# DIRECTION:
Write out the listing, please, but only from its first line through the line containing "from matplotlib.ticker import MultipleLocator", exactly as given and without pictures.

# GIVEN DATA:
= = = =

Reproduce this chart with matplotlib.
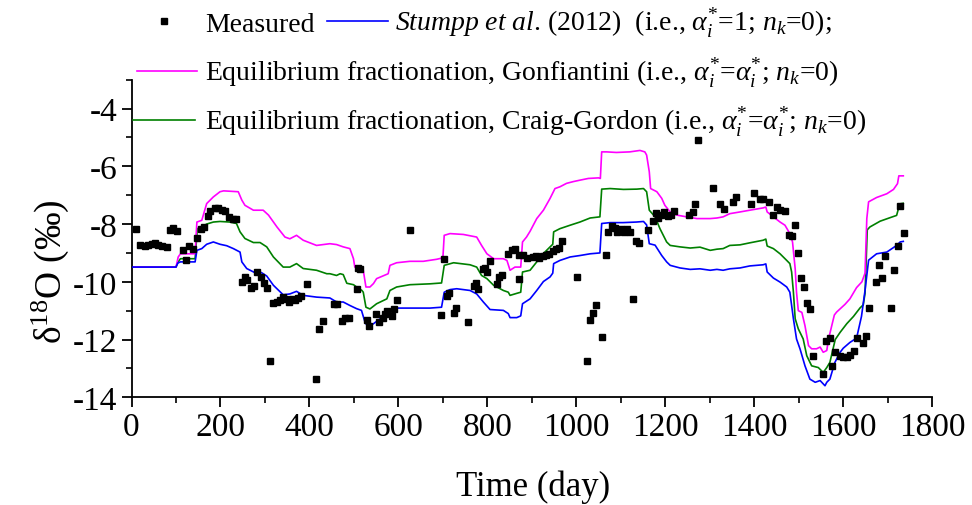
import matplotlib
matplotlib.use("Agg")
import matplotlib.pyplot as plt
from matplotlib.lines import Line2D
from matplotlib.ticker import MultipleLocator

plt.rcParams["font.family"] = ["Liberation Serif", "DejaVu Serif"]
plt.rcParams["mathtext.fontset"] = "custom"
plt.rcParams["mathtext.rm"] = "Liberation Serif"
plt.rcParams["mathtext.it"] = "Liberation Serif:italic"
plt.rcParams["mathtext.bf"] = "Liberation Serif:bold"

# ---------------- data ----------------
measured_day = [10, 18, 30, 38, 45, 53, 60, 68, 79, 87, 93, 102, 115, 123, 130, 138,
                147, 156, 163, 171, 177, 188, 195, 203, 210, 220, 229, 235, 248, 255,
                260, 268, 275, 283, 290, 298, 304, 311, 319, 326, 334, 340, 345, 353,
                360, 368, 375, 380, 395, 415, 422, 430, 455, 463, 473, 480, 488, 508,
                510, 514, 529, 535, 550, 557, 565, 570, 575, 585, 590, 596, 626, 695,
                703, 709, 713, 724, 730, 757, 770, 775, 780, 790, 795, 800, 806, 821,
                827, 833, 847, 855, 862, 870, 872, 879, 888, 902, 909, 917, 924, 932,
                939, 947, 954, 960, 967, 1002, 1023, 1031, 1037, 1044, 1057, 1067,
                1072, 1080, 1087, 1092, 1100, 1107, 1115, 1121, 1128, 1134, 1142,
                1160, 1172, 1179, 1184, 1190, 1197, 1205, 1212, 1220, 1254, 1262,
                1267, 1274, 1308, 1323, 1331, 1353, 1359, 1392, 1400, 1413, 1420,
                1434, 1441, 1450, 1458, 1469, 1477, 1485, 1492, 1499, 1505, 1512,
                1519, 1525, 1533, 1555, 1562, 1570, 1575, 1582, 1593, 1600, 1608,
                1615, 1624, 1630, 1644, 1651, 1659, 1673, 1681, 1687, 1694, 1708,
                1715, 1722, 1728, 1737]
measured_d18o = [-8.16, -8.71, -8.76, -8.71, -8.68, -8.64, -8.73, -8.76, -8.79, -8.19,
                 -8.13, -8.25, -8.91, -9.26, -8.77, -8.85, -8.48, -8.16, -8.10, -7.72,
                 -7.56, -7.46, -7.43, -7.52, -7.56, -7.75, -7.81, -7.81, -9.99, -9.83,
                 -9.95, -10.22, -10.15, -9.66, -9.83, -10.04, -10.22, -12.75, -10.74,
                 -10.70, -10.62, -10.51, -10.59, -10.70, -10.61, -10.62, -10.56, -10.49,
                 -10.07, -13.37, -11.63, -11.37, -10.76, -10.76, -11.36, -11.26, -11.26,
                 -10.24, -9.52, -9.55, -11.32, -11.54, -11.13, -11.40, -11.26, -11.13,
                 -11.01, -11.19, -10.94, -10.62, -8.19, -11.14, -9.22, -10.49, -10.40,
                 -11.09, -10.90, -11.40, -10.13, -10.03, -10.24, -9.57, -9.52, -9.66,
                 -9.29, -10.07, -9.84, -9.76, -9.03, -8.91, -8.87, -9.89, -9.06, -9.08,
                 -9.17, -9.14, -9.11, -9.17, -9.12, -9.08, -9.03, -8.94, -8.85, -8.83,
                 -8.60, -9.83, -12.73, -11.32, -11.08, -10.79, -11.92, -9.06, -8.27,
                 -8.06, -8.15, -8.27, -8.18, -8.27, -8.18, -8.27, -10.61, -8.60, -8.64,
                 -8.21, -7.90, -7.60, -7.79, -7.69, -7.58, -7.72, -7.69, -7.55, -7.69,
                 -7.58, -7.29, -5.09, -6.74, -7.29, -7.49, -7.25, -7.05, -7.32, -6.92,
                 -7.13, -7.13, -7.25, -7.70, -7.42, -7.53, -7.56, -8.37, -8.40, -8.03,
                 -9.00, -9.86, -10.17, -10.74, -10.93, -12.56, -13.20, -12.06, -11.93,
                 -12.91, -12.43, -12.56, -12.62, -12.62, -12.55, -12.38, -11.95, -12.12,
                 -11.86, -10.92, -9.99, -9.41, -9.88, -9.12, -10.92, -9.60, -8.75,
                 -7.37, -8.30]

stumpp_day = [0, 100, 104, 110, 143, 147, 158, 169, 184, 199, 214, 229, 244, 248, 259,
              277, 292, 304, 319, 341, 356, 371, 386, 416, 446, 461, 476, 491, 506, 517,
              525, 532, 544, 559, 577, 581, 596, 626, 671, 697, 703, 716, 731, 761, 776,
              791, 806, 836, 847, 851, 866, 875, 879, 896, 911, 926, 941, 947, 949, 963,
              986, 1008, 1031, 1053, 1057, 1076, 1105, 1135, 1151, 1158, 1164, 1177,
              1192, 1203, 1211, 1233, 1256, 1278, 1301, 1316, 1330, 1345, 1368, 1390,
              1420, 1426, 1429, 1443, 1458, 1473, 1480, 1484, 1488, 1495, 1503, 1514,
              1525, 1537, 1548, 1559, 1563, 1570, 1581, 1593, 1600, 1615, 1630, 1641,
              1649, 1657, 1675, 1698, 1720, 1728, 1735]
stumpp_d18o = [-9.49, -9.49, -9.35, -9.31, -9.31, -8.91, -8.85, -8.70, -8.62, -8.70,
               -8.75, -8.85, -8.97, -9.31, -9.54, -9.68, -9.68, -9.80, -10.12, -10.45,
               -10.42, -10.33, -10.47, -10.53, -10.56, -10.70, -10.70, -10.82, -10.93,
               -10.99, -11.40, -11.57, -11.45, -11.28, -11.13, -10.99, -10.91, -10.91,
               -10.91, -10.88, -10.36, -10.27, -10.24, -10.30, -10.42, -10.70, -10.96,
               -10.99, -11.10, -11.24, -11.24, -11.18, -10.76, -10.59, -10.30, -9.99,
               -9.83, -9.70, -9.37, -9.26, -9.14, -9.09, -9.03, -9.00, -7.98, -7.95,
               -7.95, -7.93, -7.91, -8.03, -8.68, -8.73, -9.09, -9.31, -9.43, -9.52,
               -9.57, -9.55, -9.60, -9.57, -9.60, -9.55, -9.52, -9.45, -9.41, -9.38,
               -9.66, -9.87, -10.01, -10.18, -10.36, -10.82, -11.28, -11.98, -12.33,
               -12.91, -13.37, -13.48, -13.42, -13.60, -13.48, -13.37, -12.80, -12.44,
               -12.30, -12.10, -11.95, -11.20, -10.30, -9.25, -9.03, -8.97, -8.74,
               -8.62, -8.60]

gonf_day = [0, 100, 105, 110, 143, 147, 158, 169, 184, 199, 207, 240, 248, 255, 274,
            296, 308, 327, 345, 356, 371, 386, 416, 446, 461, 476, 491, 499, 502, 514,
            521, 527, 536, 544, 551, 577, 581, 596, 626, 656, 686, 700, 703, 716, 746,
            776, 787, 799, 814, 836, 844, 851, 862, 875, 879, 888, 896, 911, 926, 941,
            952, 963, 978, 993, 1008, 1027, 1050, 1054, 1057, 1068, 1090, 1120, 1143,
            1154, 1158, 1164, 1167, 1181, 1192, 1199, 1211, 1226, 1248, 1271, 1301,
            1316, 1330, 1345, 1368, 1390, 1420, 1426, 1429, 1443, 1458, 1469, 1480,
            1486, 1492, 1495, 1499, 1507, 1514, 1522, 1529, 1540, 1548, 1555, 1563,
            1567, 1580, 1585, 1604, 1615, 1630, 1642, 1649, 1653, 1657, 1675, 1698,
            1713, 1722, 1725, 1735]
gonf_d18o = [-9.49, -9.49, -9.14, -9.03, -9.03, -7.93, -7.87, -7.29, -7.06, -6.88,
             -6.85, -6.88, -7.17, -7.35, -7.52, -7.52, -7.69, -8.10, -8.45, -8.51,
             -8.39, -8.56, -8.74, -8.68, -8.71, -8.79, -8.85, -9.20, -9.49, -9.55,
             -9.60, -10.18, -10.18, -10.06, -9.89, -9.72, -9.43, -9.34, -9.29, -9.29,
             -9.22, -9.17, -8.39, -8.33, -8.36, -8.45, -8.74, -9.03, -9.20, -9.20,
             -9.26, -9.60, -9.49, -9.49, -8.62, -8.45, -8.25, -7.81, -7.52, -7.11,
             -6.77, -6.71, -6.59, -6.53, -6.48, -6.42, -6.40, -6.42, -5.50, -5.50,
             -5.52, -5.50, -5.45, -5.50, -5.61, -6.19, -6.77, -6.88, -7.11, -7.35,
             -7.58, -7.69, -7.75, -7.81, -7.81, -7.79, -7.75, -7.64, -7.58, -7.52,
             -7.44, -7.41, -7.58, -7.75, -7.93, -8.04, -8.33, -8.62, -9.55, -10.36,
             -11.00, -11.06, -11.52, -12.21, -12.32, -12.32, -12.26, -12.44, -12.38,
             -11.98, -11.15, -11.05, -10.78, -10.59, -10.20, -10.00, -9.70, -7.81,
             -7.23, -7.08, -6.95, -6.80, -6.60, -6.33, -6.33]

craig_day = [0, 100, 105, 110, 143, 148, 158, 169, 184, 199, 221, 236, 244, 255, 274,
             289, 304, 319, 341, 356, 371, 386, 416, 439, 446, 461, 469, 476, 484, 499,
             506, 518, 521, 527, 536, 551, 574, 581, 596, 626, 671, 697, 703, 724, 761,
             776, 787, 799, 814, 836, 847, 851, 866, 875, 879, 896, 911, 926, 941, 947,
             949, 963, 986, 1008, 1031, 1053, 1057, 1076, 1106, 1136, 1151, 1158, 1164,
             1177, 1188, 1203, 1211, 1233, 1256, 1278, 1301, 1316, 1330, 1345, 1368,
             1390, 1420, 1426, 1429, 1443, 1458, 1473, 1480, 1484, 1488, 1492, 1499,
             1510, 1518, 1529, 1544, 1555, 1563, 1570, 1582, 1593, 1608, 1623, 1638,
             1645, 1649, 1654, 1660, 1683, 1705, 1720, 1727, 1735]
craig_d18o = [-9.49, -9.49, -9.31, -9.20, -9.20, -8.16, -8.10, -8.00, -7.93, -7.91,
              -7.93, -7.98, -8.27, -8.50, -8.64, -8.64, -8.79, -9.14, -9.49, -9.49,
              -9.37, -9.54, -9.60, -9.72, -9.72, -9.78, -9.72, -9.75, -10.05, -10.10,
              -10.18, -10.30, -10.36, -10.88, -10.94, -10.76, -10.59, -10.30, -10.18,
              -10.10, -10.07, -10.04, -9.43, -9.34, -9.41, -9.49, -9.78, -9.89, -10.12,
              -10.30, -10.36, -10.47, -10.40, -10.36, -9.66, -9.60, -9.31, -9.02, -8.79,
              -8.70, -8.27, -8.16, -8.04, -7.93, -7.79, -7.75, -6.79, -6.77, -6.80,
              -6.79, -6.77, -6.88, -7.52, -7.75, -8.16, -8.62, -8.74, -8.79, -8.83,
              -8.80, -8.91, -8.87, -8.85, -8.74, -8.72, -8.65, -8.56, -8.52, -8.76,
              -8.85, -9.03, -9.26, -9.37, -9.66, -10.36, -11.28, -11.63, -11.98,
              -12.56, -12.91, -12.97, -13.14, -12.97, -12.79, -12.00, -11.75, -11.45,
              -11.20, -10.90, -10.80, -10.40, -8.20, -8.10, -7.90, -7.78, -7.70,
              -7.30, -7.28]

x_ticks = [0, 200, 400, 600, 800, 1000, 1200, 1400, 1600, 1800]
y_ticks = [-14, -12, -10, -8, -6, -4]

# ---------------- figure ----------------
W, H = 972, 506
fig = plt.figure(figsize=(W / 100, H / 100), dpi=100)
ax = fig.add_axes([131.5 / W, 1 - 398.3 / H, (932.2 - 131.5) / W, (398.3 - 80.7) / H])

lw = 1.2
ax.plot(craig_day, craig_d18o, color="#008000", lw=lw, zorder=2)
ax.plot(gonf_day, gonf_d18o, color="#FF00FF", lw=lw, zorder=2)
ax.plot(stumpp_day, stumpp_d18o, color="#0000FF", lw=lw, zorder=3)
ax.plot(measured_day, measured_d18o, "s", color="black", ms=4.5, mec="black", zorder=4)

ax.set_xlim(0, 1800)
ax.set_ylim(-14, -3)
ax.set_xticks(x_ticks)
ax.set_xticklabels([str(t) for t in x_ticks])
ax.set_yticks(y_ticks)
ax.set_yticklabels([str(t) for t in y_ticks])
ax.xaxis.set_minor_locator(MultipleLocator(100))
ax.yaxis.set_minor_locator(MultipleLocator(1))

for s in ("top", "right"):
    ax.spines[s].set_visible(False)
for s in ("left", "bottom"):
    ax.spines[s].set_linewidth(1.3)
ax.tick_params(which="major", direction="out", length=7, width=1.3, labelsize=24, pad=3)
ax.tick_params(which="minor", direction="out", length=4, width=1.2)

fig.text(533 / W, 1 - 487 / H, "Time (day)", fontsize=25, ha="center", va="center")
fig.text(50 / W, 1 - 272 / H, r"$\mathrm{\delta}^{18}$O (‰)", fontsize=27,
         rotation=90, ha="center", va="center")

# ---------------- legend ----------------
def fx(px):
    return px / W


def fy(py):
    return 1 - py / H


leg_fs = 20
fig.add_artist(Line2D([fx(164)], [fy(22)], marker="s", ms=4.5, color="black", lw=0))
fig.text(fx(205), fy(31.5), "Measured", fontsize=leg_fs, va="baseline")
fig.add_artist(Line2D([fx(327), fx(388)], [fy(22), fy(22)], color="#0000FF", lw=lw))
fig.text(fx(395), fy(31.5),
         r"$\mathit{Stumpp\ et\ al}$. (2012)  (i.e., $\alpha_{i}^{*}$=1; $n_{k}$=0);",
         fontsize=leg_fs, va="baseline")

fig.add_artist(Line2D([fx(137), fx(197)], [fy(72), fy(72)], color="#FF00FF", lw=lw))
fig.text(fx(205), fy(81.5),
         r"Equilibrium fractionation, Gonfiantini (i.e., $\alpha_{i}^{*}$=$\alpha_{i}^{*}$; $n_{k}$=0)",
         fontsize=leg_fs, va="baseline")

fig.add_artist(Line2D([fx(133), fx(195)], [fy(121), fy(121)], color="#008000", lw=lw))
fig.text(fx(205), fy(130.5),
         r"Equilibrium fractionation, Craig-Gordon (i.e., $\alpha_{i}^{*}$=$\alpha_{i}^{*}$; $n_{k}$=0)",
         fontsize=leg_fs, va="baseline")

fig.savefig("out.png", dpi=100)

= = = =

# EXERCISE OUTPUT:
Reproduce this chart with matplotlib.
import matplotlib
matplotlib.use("Agg")
import matplotlib.pyplot as plt
from matplotlib.lines import Line2D
from matplotlib.ticker import MultipleLocator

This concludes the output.